Abstract

Some twenty square miles of the Thame Valley consist of Sandy Upper Kimeridge, Portland, Purbeck and Lower Cretaceous Beds. All the beds are thin and condensed. The Upper Kimeridgian Thame Sand passes laterally into silty Hartwell Clay; the Thame Sand is lenticular, and its base diachronous. Lateral variations of the lowest Portland beds, Glauconitic sand and Rubbly Limestone, are described, the two succeeding units of the Portland beds, the Crendon Sand and Creamy Limestone, being more uniform. The very thin Purbeck Beds have a wide outcrop. The unfossiliferous, ferruginous Lower Cretaceous Beds are divided into two formations; freshwater, mainly fine-grained, Wealden Beds which generally follow the Jurassic Beds conformably, overlain unconformably by coarse-grained marine Lower Greensand. North-south faulting, tilting and erosion took place in the Wealden-Lower Greensand interval.

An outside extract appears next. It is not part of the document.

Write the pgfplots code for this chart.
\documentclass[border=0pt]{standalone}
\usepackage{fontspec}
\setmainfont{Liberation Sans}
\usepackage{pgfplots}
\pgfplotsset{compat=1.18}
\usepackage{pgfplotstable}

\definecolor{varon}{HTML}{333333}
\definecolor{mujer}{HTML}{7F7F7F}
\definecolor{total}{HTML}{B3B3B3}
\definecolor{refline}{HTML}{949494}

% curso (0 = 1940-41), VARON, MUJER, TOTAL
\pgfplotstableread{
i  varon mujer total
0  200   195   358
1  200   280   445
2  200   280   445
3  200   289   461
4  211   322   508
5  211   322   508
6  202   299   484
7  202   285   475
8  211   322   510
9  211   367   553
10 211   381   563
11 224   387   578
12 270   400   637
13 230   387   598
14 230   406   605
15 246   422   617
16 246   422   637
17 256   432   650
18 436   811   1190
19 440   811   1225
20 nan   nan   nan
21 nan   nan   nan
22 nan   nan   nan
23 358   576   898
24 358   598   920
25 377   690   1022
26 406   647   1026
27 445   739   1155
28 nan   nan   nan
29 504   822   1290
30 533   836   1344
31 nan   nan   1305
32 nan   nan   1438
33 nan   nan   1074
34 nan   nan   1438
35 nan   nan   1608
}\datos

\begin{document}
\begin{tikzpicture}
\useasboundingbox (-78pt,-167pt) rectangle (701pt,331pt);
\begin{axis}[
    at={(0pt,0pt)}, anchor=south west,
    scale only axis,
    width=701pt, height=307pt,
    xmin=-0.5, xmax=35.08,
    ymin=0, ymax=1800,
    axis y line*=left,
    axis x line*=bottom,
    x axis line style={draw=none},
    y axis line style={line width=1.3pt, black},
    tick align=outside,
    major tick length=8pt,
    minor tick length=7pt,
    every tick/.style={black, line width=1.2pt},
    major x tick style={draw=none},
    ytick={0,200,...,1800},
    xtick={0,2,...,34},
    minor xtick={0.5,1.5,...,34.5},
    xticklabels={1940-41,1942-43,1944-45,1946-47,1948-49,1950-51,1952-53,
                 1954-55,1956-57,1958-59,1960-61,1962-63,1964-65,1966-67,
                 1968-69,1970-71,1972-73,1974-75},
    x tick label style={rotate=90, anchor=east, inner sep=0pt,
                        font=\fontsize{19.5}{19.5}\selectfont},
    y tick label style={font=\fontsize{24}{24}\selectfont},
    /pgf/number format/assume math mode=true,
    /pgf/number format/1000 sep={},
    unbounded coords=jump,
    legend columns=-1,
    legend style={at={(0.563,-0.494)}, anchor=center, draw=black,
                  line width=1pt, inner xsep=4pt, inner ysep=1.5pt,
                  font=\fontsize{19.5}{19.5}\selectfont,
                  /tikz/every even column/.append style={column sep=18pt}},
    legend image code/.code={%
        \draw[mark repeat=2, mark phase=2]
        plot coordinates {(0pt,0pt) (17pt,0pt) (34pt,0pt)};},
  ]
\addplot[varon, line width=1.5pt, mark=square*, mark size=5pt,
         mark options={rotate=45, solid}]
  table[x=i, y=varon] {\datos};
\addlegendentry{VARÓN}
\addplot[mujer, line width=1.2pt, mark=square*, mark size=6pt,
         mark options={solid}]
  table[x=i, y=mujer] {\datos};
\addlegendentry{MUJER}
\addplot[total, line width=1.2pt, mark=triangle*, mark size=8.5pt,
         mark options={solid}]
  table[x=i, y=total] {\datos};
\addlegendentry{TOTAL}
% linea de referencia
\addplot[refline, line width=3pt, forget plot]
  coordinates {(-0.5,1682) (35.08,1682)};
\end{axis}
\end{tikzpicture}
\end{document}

It is suggested that the Wealden Beds are more likely to be of Upper than Lower Wealden age, while the Lower Greensand is probably of Upper Aptian or lowest Albian age. Further erosion preceded the deposition of the Lower Gault Clay. Post-Gault east-west faults and warps, a sequence of river terraces 25, 50 and 100 feet above the River Thame, and late-glacial solifluxion deposits are described.